> Recorded information
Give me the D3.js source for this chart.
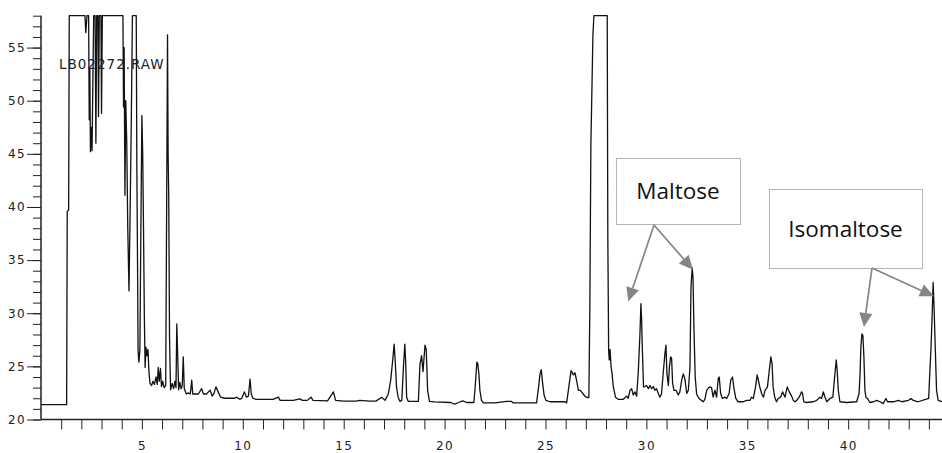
<!DOCTYPE html>
<html>
<head>
<meta charset="utf-8">
<script src="https://cdn.jsdelivr.net/npm/d3@7"></script>
<style>
  body { margin: 0; background: #fff; }
  svg { display: block; }
</style>
</head>
<body>
<div id="chart"></div>
<script>
// [retention time (min), detector response]
const trace = [
  [0, 21.4], [1.27, 21.4], [1.30, 39.6], [1.37, 39.7], [1.40, 58], [2.18, 58], [2.22, 56.4], [2.25, 57.2],
  [2.28, 58], [2.36, 58], [2.39, 48.2], [2.42, 53], [2.45, 45.2], [2.49, 47.5], [2.53, 45.3], [2.57, 51.7],
  [2.61, 58], [2.68, 58], [2.72, 46.0], [2.76, 58], [2.82, 58], [2.85, 48.5], [2.89, 58], [2.97, 58],
  [3.00, 48.8], [3.04, 58], [4.06, 58], [4.09, 49.4], [4.12, 55], [4.16, 41.1], [4.20, 50], [4.25, 46],
  [4.30, 38], [4.36, 32.1], [4.42, 40], [4.48, 49], [4.53, 58], [4.72, 58], [4.75, 43.8], [4.78, 36],
  [4.81, 26.5], [4.85, 25.4], [4.90, 26.5], [4.95, 38], [5.00, 48.6], [5.04, 45], [5.08, 38], [5.12, 30],
  [5.16, 24.9], [5.20, 26.8], [5.25, 26.0], [5.30, 26.6], [5.35, 24.5], [5.40, 23.4], [5.48, 23.2],
  [5.55, 23.6], [5.62, 23.3], [5.70, 24.0], [5.76, 23.3], [5.81, 24.9], [5.86, 23.6], [5.92, 24.8],
  [5.97, 23.1], [6.03, 23.6], [6.10, 23.0], [6.18, 23.2], [6.23, 41.2], [6.27, 56.2], [6.30, 44.9],
  [6.33, 41], [6.37, 27.7], [6.42, 22.8], [6.50, 23.4], [6.57, 22.9], [6.64, 23.6], [6.69, 23.0],
  [6.73, 29.0], [6.77, 26.3], [6.82, 22.8], [6.88, 23.5], [6.94, 22.9], [7.00, 23.2], [7.05, 25.9],
  [7.10, 22.9], [7.20, 22.4], [7.30, 22.5], [7.40, 22.4], [7.47, 23.7], [7.52, 22.4], [7.80, 22.4],
  [7.96, 22.9], [8.05, 22.4], [8.20, 22.4], [8.30, 22.6], [8.38, 22.75], [8.48, 22.2], [8.58, 22.5],
  [8.67, 23.07], [8.78, 22.6], [8.90, 22.1], [9.10, 22.0], [9.60, 22.0], [9.70, 22.1], [9.85, 21.9],
  [9.95, 22.0], [10.08, 22.6], [10.18, 22.1], [10.28, 22.2], [10.36, 23.8], [10.42, 22.4], [10.50, 22.0],
  [10.65, 21.9], [11.5, 21.9], [11.76, 22.1], [11.85, 21.8], [12.5, 21.8], [12.83, 21.95], [12.95, 21.8],
  [13.2, 21.8], [13.38, 22.1], [13.48, 21.8], [14.2, 21.76], [14.49, 22.6], [14.60, 21.8], [15.0, 21.73],
  [15.6, 21.73], [15.8, 21.8], [16.3, 21.73], [16.6, 21.73], [16.88, 22.1], [17.05, 21.8], [17.21, 22.4],
  [17.33, 23.7], [17.43, 25.6], [17.50, 27.1], [17.55, 25.6], [17.62, 23.0], [17.70, 22.1], [17.79, 21.7],
  [17.88, 21.8], [17.96, 24.9], [18.03, 27.1], [18.07, 25.5], [18.12, 22.1], [18.20, 21.7], [18.70, 21.7],
  [18.78, 25.2], [18.86, 26.0], [18.93, 24.5], [19.03, 27.0], [19.09, 26.6], [19.16, 22.75], [19.25, 21.7],
  [19.5, 21.65], [20.3, 21.6], [20.5, 21.45], [20.7, 21.6], [20.9, 21.76], [21.1, 21.6], [21.45, 21.6],
  [21.51, 22.9], [21.60, 25.4], [21.65, 25.2], [21.70, 24.3], [21.75, 22.75], [21.83, 21.8], [21.92, 21.56],
  [22.5, 21.56], [23.08, 21.7], [23.32, 21.7], [23.40, 21.56], [24.56, 21.56], [24.66, 23.1], [24.73, 24.3],
  [24.79, 24.7], [24.86, 23.4], [24.93, 22.3], [25.02, 21.8], [25.23, 21.67], [25.97, 21.67], [26.05, 21.56],
  [26.18, 23.4], [26.27, 24.6], [26.33, 24.4], [26.38, 24.2], [26.46, 24.4], [26.55, 23.6], [26.63, 22.75],
  [26.71, 22.75], [26.79, 22.6], [26.87, 22.4], [26.95, 22.2], [27.05, 22.07], [27.15, 22.07], [27.20, 30.9],
  [27.25, 45.8], [27.35, 56.1], [27.40, 58], [28.06, 58], [28.09, 37.1], [28.13, 26.5], [28.16, 25.6],
  [28.20, 26.6], [28.25, 25.0], [28.30, 24.3], [28.36, 23.1], [28.47, 22.1], [28.61, 21.9], [28.86, 21.9],
  [29.02, 22.2], [29.10, 22.0], [29.19, 22.75], [29.27, 22.9], [29.35, 22.3], [29.43, 22.6], [29.52, 22.2],
  [29.60, 24.5], [29.68, 28.0], [29.73, 30.9], [29.76, 29.6], [29.80, 26.65], [29.86, 23.07], [29.93, 23.1],
  [30.01, 23.2], [30.10, 22.9], [30.18, 23.2], [30.26, 22.9], [30.34, 23.1], [30.42, 22.75], [30.50, 22.9],
  [30.67, 22.1], [30.75, 22.4], [30.84, 24.5], [30.92, 26.2], [30.97, 27.0], [31.02, 24.3], [31.09, 23.2],
  [31.14, 24.9], [31.20, 25.9], [31.25, 25.75], [31.30, 23.4], [31.37, 22.75], [31.47, 22.75], [31.58, 22.3],
  [31.66, 22.6], [31.75, 23.7], [31.83, 24.3], [31.91, 23.8], [32.00, 22.45], [32.08, 22.75], [32.16, 24.9],
  [32.21, 32.4], [32.27, 34.3], [32.31, 33.4], [32.36, 28.4], [32.42, 24.0], [32.49, 22.4], [32.57, 22.1],
  [32.65, 21.9], [32.73, 21.8], [32.82, 21.67], [32.90, 21.9], [32.99, 22.75], [33.12, 23.07], [33.23, 23.0],
  [33.31, 22.1], [33.40, 22.75], [33.48, 22.1], [33.56, 23.84], [33.61, 24.0], [33.68, 22.45], [33.77, 21.98],
  [33.90, 22.1], [33.98, 21.98], [34.10, 22.45], [34.18, 23.7], [34.27, 24.0], [34.33, 23.07], [34.43, 21.98],
  [34.55, 21.67], [34.80, 21.67], [34.96, 21.8], [35.13, 21.8], [35.21, 22.1], [35.30, 21.98], [35.41, 23.07],
  [35.49, 24.2], [35.56, 23.6], [35.62, 23.07], [35.71, 22.45], [35.80, 22.1], [35.88, 22.75], [36.00, 23.07],
  [36.09, 24.6], [36.17, 25.9], [36.23, 25.25], [36.28, 23.07], [36.36, 22.1], [36.45, 21.67], [36.53, 21.98],
  [36.65, 22.1], [36.75, 22.6], [36.87, 22.1], [36.98, 23.07], [37.08, 22.6], [37.20, 22.2], [37.28, 21.8],
  [37.36, 21.67], [37.45, 21.8], [37.57, 22.1], [37.69, 22.6], [37.74, 22.45], [37.80, 21.67], [37.94, 21.6],
  [38.27, 21.67], [38.44, 21.8], [38.60, 22.1], [38.68, 21.98], [38.77, 22.6], [38.85, 22.1], [38.94, 21.67],
  [39.10, 21.98], [39.24, 22.1], [39.30, 23.4], [39.36, 24.6], [39.41, 25.6], [39.46, 24.5], [39.51, 22.75],
  [39.59, 21.67], [39.92, 21.6], [40.42, 21.67], [40.54, 22.45], [40.59, 24.3], [40.63, 26.8], [40.68, 28.05],
  [40.73, 27.9], [40.78, 25.9], [40.83, 22.75], [40.88, 22.1], [40.95, 21.98], [41.08, 21.6], [41.25, 21.67],
  [41.42, 21.8], [41.58, 21.67], [41.74, 21.5], [41.87, 21.98], [41.95, 21.67], [42.24, 21.67], [42.49, 21.8],
  [42.66, 21.67], [42.99, 21.8], [43.10, 21.98], [43.23, 21.8], [43.47, 21.67], [43.99, 21.98], [44.05, 24.6],
  [44.10, 26.5], [44.17, 30.2], [44.21, 32.9], [44.26, 30.4], [44.32, 26.5], [44.38, 22.75], [44.46, 21.8],
  [44.65, 21.67]
];

const yLabelTicks = [20, 25, 30, 35, 40, 45, 50, 55];
const xLabelTicks = [5, 10, 15, 20, 25, 30, 35, 40];
const sampleName = "LB02272.RAW";

// peak callouts: label text and the [time, response] each arrow points at
const calloutLabels = ["Maltose", "Isomaltose"];
const calloutTargets = [
  [[29.10, 31.1], [32.31, 34.1]],
  [[40.78, 28.7], [44.25, 31.6]]
];

const width = 942, height = 453;
const plot = { left: 41, right: 942, top: 15.7, bottom: 419.5 };

const svg = d3.select("#chart").append("svg")
  .attr("width", width)
  .attr("height", height);

const x = d3.scaleLinear().domain([0, 44.65]).range([plot.left, plot.right]);
const y = d3.scaleLinear().domain([20, 58]).range([plot.bottom, plot.top]);

const axisFont = "'DejaVu Sans', Verdana, sans-serif";

// Y axis: short tick every unit, longer labelled tick every 5
svg.append("g")
  .attr("transform", `translate(${plot.left},0)`)
  .call(d3.axisLeft(y).tickValues(d3.range(20, 59)).tickSize(8).tickSizeOuter(0).tickFormat(""))
  .call(g => g.select(".domain").remove());

svg.append("g")
  .attr("transform", `translate(${plot.left},0)`)
  .call(d3.axisLeft(y).tickValues(yLabelTicks).tickSize(14).tickSizeOuter(0).tickPadding(1))
  .call(g => g.select(".domain").remove())
  .call(g => g.selectAll("text").attr("font-family", axisFont).attr("font-size", 12)
    .attr("letter-spacing", 1.4).attr("fill", "#222"));

// X axis: ticks every minute, labels every 5
svg.append("g")
  .attr("transform", `translate(0,${plot.bottom})`)
  .call(d3.axisBottom(x).tickValues(d3.range(1, 45)).tickSize(10).tickSizeOuter(0).tickPadding(12)
    .tickFormat(d => xLabelTicks.includes(d) ? d : ""))
  .call(g => g.select(".domain").remove())
  .call(g => g.selectAll("text").attr("font-family", axisFont).attr("font-size", 12)
    .attr("letter-spacing", 1.4).attr("fill", "#222"));

svg.selectAll(".tick line").attr("stroke", "#222");

// axis lines
svg.append("line")
  .attr("x1", plot.left).attr("x2", plot.left)
  .attr("y1", plot.top).attr("y2", plot.bottom)
  .attr("stroke", "#222").attr("stroke-width", 1.5);
svg.append("line")
  .attr("x1", plot.left).attr("x2", plot.right)
  .attr("y1", plot.bottom).attr("y2", plot.bottom)
  .attr("stroke", "#222").attr("stroke-width", 1.5);

// the chromatogram itself
const line = d3.line()
  .x(d => x(d[0]))
  .y(d => y(d[1]));

svg.append("path")
  .datum(trace)
  .attr("fill", "none")
  .attr("stroke", "#111")
  .attr("stroke-width", 1.3)
  .attr("stroke-linejoin", "round")
  .attr("d", line);

svg.append("text")
  .attr("x", 59)
  .attr("y", 69)
  .attr("font-family", axisFont)
  .attr("font-size", 13.5)
  .attr("letter-spacing", 1)
  .attr("fill", "#222")
  .text(sampleName);

// callout boxes (pixel layout) with arrows to the peaks
const boxes = [
  { x: 616, y: 158, w: 124, h: 66, ox: 654, oy: 225 },
  { x: 769, y: 189, w: 153, h: 79, ox: 872, oy: 268 }
];
const arrowColor = "#858585";

function drawArrow(x0, y0, x1, y1) {
  const len = Math.hypot(x1 - x0, y1 - y0);
  const ux = (x1 - x0) / len, uy = (y1 - y0) / len;
  const head = 14, half = 6.5;
  const bx = x1 - ux * head, by = y1 - uy * head;
  svg.append("line")
    .attr("x1", x0).attr("y1", y0)
    .attr("x2", bx).attr("y2", by)
    .attr("stroke", arrowColor).attr("stroke-width", 1.7);
  svg.append("path")
    .attr("d", `M${x1},${y1}L${bx - uy * half},${by + ux * half}L${bx + uy * half},${by - ux * half}Z`)
    .attr("fill", arrowColor);
}

calloutLabels.forEach((label, i) => {
  const b = boxes[i];
  svg.append("rect")
    .attr("x", b.x + 0.5).attr("y", b.y + 0.5)
    .attr("width", b.w).attr("height", b.h)
    .attr("fill", "#fff")
    .attr("stroke", "#b5b5b5");
  svg.append("text")
    .attr("x", b.x + b.w / 2)
    .attr("y", b.y + b.h / 2)
    .attr("dy", "0.36em")
    .attr("text-anchor", "middle")
    .attr("font-family", "'Open Sans', 'Noto Sans', sans-serif")
    .attr("font-size", 22.5)
    .attr("fill", "#111")
    .text(label);
  calloutTargets[i].forEach(t => drawArrow(b.ox, b.oy, x(t[0]), y(t[1])));
});
</script>
</body>
</html>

> Written instruction
Find the lines containing "chart" and list every one of them.

> Full output
Give me the D3.js source for this chart.
<div id="chart"></div>
const svg = d3.select("#chart").append("svg")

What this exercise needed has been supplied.